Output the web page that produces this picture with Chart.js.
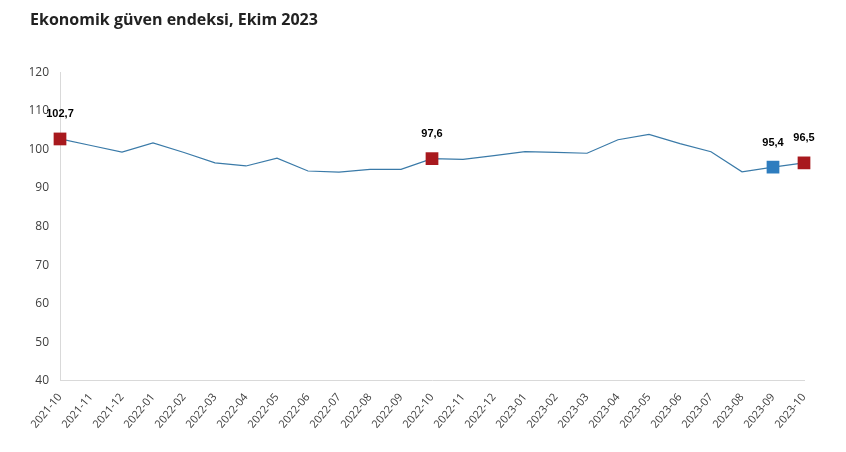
<!DOCTYPE html>
<html>
<head>
<meta charset="utf-8">
<script src="https://cdn.jsdelivr.net/npm/chart.js@4.4.0/dist/chart.umd.min.js"></script>
<style>
  html, body { margin: 0; padding: 0; background: #fff; }
  #kutu { width: 846px; height: 452px; }
</style>
</head>
<body>
<div id="kutu"><canvas id="grafik"></canvas></div>
<script>
// ==================== VERİ ====================
const aylar = [
  '2021-10', '2021-11', '2021-12', '2022-01', '2022-02', '2022-03', '2022-04',
  '2022-05', '2022-06', '2022-07', '2022-08', '2022-09', '2022-10', '2022-11',
  '2022-12', '2023-01', '2023-02', '2023-03', '2023-04', '2023-05', '2023-06',
  '2023-07', '2023-08', '2023-09', '2023-10'
];
const guvenEndeksi = [
  102.7, 101.0, 99.3, 101.7, 99.2, 96.5, 95.7, 97.7, 94.4, 94.1, 94.8, 94.8,
  97.6, 97.4, 98.4, 99.4, 99.2, 99.0, 102.5, 103.9, 101.5, 99.4, 94.2, 95.4, 96.5
];
const yTikleri = [40, 50, 60, 70, 80, 90, 100, 110, 120];
// işaretli noktalar: kırmızı = yıllık karşılaştırma, mavi = önceki ay
const kirmiziNoktalar = [0, 12, 24];
const maviNoktalar = [23];

const KIRMIZI = '#a8191e';
const MAVI = '#2e7dbf';
const CIZGI = '#3a7aa8';

function noktaRengi(i) {
  if (kirmiziNoktalar.includes(i)) return KIRMIZI;
  if (maviNoktalar.includes(i)) return MAVI;
  return CIZGI;
}
function noktaBoyu(i) {
  return (kirmiziNoktalar.includes(i) || maviNoktalar.includes(i)) ? 9 : 0;
}

// etiketleri elle çiziyoruz (datalabels eklentisi yok)
const etiketEklentisi = {
  id: 'etiketler',
  afterDatasetsDraw(chart) {
    const ctx = chart.ctx;
    const meta = chart.getDatasetMeta(0);
    ctx.save();
    ctx.font = 'bold 11px "Liberation Sans", Arial, sans-serif';
    ctx.fillStyle = '#000';
    ctx.textAlign = 'center';
    ctx.textBaseline = 'bottom';
    kirmiziNoktalar.concat(maviNoktalar).forEach(i => {
      const p = meta.data[i];
      const yazi = guvenEndeksi[i].toFixed(1).replace('.', ',');
      ctx.fillText(yazi, p.x, p.y - 19);
    });
    ctx.restore();
  }
};

// ==================== GRAFİK ====================
const ctx = document.getElementById('grafik').getContext('2d');
new Chart(ctx, {
  type: 'line',
  data: {
    labels: aylar,
    datasets: [{
      data: guvenEndeksi,
      borderColor: CIZGI,
      borderWidth: 1.2,
      tension: 0,
      pointStyle: 'rect',
      pointRadius: guvenEndeksi.map((v, i) => noktaBoyu(i)),
      pointHoverRadius: guvenEndeksi.map((v, i) => noktaBoyu(i)),
      pointBackgroundColor: guvenEndeksi.map((v, i) => noktaRengi(i)),
      pointBorderColor: guvenEndeksi.map((v, i) => noktaRengi(i)),
      pointBorderWidth: 0,
      clip: false
    }]
  },
  options: {
    responsive: true,
    maintainAspectRatio: false,
    animation: false,
    layout: { padding: { left: 30, right: 42, top: 0, bottom: 19 } },
    plugins: {
      legend: { display: false },
      tooltip: { enabled: false },
      title: {
        display: true,
        text: 'Ekonomik güven endeksi, Ekim 2023',
        align: 'start',
        color: '#222',
        font: { family: '"Open Sans", sans-serif', size: 16, weight: 'bold' },
        padding: { top: 11, bottom: 42 }
      }
    },
    scales: {
      x: {
        offset: false,
        grid: { display: false },
        border: { display: true, color: '#d9d9d9' },
        ticks: {
          color: '#404040',
          font: { family: '"Open Sans", sans-serif', size: 11 },
          minRotation: 50,
          maxRotation: 50,
          autoSkip: false,
          padding: 2
        }
      },
      y: {
        min: 40,
        max: 120,
        afterBuildTicks(scale) { scale.ticks = yTikleri.map(v => ({ value: v })); },
        afterFit(scale) { scale.width = 30; },
        grid: { display: false },
        border: { display: true, color: '#d9d9d9' },
        ticks: {
          color: '#404040',
          font: { family: '"Open Sans", sans-serif', size: 12 },
          padding: 3
        }
      }
    }
  },
  plugins: [etiketEklentisi]
});
</script>
</body>
</html>
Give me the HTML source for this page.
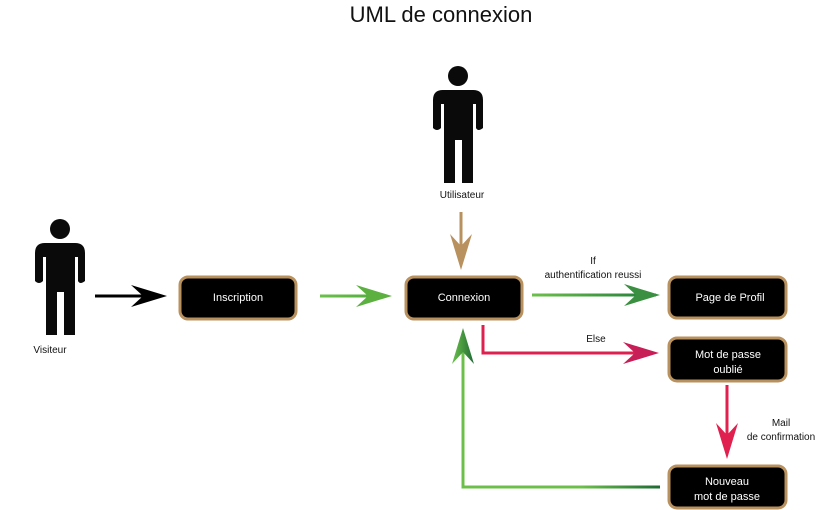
<!DOCTYPE html>
<html><head><meta charset="utf-8"><style>
html,body{margin:0;padding:0;background:#fff;}
svg{display:block;font-family:"Liberation Sans",sans-serif;}
</style></head><body>
<svg width="828" height="510" viewBox="0 0 828 510" xmlns="http://www.w3.org/2000/svg">
<defs>
<linearGradient id="gA" gradientUnits="userSpaceOnUse" x1="320" x2="392" y1="0" y2="0"><stop offset="0" stop-color="#6cc04a"/><stop offset="1" stop-color="#4aa83a"/></linearGradient>
<linearGradient id="gB" gradientUnits="userSpaceOnUse" x1="532" x2="660" y1="0" y2="0"><stop offset="0" stop-color="#6cc04a"/><stop offset="1" stop-color="#1e7a3a"/></linearGradient>
<linearGradient id="gC" gradientUnits="userSpaceOnUse" x1="660" x2="463" y1="0" y2="0"><stop offset="0" stop-color="#1e6b35"/><stop offset="0.4" stop-color="#6cc04a"/><stop offset="1" stop-color="#6cc04a"/></linearGradient>
<linearGradient id="gV" gradientUnits="userSpaceOnUse" x1="452" x2="474" y1="0" y2="0"><stop offset="0" stop-color="#6cc04a"/><stop offset="1" stop-color="#1e6b35"/></linearGradient>
</defs>
<text x="441" y="22" font-size="22" text-anchor="middle" fill="#111">UML de connexion</text>

<g fill="#0a0a0a">
<circle cx="458" cy="76" r="10"/>
<path d="M433 100 Q433 90 443 90 L473 90 Q483 90 483 100 L483 128 Q478 132 476 128 L476 104 L473 104 L473 183 L462 183 L462 140 L455 140 L455 183 L444 183 L444 104 L441 104 L441 128 Q437 132 433 128 Z"/>
<circle cx="60" cy="229" r="10"/>
<path d="M35 253 Q35 243 45 243 L75 243 Q85 243 85 253 L85 281 Q80 285 78 281 L78 257 L75 257 L75 335 L64 335 L64 292 L57 292 L57 335 L46 335 L46 257 L43 257 L43 281 Q39 285 35 281 Z"/>
</g>
<text x="462" y="198" font-size="10" text-anchor="middle" fill="#111">Utilisateur</text>
<text x="50" y="353" font-size="10" text-anchor="middle" fill="#111">Visiteur</text>

<g fill="#000" stroke="#b8915e" stroke-width="3">
<rect x="180" y="277" width="116" height="42" rx="8"/>
<rect x="406" y="277" width="116" height="42" rx="8"/>
<rect x="669" y="277" width="117" height="41" rx="8"/>
<rect x="669" y="338" width="117" height="43" rx="8"/>
<rect x="669" y="466" width="117" height="42" rx="8"/>
</g>
<g fill="#fff" font-size="11" text-anchor="middle">
<text x="238" y="301">Inscription</text>
<text x="464" y="301">Connexion</text>
<text x="730" y="301">Page de Profil</text>
<text x="728" y="358">Mot de passe</text>
<text x="728" y="373">oublié</text>
<text x="727" y="485">Nouveau</text>
<text x="727" y="500">mot de passe</text>
</g>

<line x1="95" y1="296" x2="160" y2="296" stroke="#000" stroke-width="3"/>
<path d="M167 296 L131 285 L143 296 L131 307 Z" fill="#000"/>
<rect x="320" y="294.5" width="66" height="3" fill="url(#gA)"/>
<path d="M392 296 L356 285 L368 296 L356 307 Z" fill="#5cb040"/>
<line x1="461" y1="212" x2="461" y2="262" stroke="#b8915e" stroke-width="3"/>
<path d="M461 270 L450 234 L461 246 L472 234 Z" fill="#b8915e"/>
<rect x="532" y="293.5" width="124" height="3" fill="url(#gB)"/>
<path d="M660 295 L624 284 L636 295 L624 306 Z" fill="#3a9040"/>
<polyline points="483,325 483,353 652,353" fill="none" stroke="#dc2050" stroke-width="3"/>
<path d="M659 353 L623 342 L635 353 L623 364 Z" fill="#c81e58"/>
<line x1="727" y1="385" x2="727" y2="452" stroke="#e0204e" stroke-width="3"/>
<path d="M727 459 L716 423 L727 435 L738 423 Z" fill="#e0204e"/>
<rect x="461.5" y="485.5" width="198.5" height="3" fill="url(#gC)"/>
<rect x="461.5" y="340" width="3" height="148" fill="#6cc04a"/>
<path d="M463 328 L452 364 L463 352 L474 364 Z" fill="url(#gV)"/>

<g font-size="10" fill="#111" text-anchor="middle">
<text x="593" y="264">If</text>
<text x="593" y="278">authentification reussi</text>
<text x="596" y="342">Else</text>
<text x="781" y="426">Mail</text>
<text x="781" y="440">de confirmation</text>
</g>
</svg>
</body></html>
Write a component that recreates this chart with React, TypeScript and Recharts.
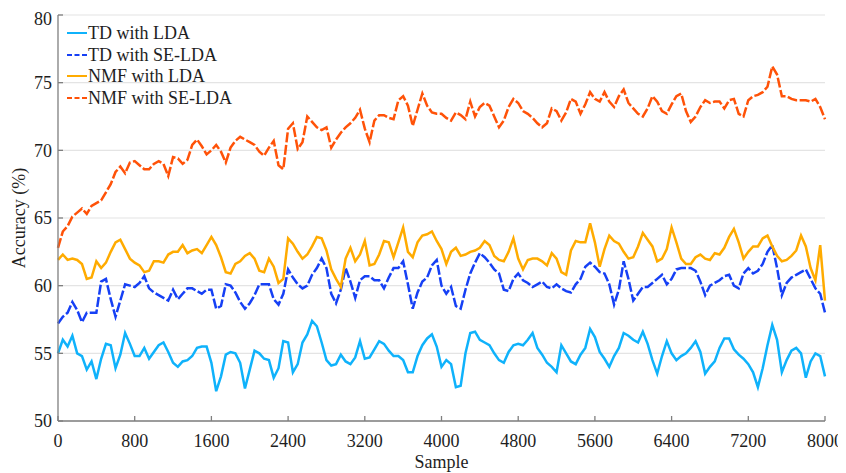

= Stated goal =
In the records above, locate the lines holding the word "with". Copy each of them.

= Exercise output =
Output the web page that produces this picture with Chart.js.
Write a component that recreates this chart with React, TypeScript and Recharts.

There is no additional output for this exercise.